● **ITEMS**
_____
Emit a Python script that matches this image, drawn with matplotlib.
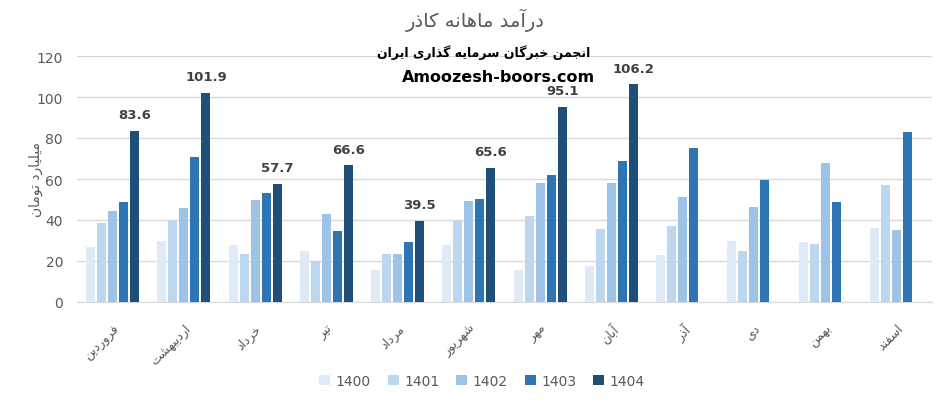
_____
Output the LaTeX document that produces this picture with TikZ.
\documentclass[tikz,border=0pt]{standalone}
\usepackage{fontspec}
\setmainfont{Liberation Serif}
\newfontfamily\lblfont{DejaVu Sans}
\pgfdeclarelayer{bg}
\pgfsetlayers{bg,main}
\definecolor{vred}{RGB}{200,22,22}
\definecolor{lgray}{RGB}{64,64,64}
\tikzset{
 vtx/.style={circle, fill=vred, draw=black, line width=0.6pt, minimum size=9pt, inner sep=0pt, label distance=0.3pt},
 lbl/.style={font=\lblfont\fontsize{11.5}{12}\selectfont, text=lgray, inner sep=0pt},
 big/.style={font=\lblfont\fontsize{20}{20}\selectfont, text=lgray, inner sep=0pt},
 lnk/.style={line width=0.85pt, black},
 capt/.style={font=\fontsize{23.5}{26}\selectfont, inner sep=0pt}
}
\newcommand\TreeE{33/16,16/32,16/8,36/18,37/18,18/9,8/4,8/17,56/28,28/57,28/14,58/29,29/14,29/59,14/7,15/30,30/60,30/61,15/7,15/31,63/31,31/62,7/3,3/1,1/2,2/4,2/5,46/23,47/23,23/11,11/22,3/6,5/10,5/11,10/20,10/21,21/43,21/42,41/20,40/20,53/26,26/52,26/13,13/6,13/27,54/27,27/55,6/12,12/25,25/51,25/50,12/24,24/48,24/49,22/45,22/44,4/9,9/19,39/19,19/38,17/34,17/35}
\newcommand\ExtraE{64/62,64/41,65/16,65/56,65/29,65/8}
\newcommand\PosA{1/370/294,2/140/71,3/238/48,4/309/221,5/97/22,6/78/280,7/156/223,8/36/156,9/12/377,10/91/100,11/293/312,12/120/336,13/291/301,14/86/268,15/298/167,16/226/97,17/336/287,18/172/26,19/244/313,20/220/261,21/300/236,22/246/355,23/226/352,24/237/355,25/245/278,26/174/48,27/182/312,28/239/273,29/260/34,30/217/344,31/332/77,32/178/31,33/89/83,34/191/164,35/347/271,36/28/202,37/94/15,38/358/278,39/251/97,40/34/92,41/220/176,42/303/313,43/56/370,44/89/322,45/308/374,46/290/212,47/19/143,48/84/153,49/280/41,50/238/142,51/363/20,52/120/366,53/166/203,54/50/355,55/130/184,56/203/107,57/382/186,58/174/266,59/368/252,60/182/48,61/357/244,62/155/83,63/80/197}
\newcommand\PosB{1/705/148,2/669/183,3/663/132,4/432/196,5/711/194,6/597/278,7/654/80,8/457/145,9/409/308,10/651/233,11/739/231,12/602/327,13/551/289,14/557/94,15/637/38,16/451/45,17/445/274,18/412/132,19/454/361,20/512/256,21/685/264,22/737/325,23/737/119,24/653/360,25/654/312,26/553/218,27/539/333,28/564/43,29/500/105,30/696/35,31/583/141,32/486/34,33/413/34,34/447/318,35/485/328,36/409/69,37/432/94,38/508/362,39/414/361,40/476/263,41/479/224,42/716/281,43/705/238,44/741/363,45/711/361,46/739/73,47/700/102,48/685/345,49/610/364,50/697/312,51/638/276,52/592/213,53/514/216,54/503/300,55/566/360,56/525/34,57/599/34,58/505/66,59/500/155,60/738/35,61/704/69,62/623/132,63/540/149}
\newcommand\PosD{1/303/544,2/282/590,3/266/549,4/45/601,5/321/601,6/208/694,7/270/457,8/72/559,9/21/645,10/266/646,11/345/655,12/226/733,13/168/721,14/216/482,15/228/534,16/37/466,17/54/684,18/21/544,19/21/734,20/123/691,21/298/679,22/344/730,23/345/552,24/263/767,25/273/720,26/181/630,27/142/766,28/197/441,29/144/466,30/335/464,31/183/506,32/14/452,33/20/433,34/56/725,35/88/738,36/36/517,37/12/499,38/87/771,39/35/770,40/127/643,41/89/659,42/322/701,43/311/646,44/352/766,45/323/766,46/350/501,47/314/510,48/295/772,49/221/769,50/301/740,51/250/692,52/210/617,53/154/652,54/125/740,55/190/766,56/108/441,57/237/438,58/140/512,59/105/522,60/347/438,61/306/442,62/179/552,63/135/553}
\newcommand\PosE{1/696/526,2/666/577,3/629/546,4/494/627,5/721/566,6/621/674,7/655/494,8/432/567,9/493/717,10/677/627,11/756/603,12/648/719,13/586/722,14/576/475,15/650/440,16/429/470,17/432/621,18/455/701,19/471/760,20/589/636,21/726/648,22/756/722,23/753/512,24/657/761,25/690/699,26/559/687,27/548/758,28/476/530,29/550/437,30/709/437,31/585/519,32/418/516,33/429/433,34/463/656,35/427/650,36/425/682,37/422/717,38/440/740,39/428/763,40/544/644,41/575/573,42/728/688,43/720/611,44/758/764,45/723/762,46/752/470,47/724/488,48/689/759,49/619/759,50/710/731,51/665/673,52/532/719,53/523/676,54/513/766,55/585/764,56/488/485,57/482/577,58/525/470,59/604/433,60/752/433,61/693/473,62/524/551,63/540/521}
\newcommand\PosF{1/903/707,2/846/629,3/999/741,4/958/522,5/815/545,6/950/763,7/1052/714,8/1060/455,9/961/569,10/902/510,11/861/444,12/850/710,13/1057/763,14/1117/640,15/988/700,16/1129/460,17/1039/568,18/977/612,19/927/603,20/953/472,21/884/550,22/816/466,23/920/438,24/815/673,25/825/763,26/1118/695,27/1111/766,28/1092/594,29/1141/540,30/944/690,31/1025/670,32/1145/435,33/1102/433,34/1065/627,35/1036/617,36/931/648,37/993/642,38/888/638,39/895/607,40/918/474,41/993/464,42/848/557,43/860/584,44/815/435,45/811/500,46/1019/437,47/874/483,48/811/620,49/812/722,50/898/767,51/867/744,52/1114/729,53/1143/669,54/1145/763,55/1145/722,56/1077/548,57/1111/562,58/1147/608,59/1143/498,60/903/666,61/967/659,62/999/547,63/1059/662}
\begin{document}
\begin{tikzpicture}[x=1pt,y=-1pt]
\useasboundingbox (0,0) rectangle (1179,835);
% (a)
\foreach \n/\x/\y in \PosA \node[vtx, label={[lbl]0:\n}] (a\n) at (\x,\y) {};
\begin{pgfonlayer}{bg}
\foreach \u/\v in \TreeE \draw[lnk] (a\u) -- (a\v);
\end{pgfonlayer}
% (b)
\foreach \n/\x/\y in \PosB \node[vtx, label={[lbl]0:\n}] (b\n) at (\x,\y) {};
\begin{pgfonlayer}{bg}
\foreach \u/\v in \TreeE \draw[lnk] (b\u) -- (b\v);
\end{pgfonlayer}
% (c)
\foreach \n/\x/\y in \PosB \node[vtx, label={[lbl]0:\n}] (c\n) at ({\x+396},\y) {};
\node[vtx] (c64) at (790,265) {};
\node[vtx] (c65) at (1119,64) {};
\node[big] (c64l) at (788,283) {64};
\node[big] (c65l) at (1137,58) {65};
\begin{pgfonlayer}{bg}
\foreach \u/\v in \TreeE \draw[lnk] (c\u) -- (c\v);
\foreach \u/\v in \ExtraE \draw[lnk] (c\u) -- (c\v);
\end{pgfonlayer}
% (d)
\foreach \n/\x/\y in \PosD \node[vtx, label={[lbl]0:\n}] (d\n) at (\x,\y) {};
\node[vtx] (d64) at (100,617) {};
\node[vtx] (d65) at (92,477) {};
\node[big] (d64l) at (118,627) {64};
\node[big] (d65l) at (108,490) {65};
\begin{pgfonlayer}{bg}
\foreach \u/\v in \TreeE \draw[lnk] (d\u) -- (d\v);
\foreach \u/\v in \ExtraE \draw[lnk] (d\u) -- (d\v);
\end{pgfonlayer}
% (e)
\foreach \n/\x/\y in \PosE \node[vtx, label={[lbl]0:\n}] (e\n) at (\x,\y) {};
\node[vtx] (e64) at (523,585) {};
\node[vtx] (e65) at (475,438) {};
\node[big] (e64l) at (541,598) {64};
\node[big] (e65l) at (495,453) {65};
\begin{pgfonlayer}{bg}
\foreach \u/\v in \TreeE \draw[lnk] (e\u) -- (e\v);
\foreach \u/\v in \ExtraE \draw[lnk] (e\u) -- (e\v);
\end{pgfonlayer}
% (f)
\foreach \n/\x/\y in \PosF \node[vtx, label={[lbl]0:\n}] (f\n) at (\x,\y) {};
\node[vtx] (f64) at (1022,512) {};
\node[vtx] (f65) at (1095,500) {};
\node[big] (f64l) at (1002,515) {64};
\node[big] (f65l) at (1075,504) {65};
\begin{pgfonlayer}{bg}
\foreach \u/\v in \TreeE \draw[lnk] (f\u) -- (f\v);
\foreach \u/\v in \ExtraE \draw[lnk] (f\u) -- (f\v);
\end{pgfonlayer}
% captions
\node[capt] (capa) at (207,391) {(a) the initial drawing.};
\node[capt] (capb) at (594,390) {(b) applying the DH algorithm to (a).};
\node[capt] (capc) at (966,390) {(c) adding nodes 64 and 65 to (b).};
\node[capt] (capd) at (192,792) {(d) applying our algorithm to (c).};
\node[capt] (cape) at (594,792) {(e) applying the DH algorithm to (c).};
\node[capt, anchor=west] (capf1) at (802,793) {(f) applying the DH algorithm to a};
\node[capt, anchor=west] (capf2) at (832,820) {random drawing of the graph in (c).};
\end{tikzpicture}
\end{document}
_____
● **SHORT EXERCISE**
Scan the material above for the string "that" and report each line where you find it.

● **TASK RESULT**
Emit a Python script that matches this image, drawn with matplotlib.
Output the LaTeX document that produces this picture with TikZ.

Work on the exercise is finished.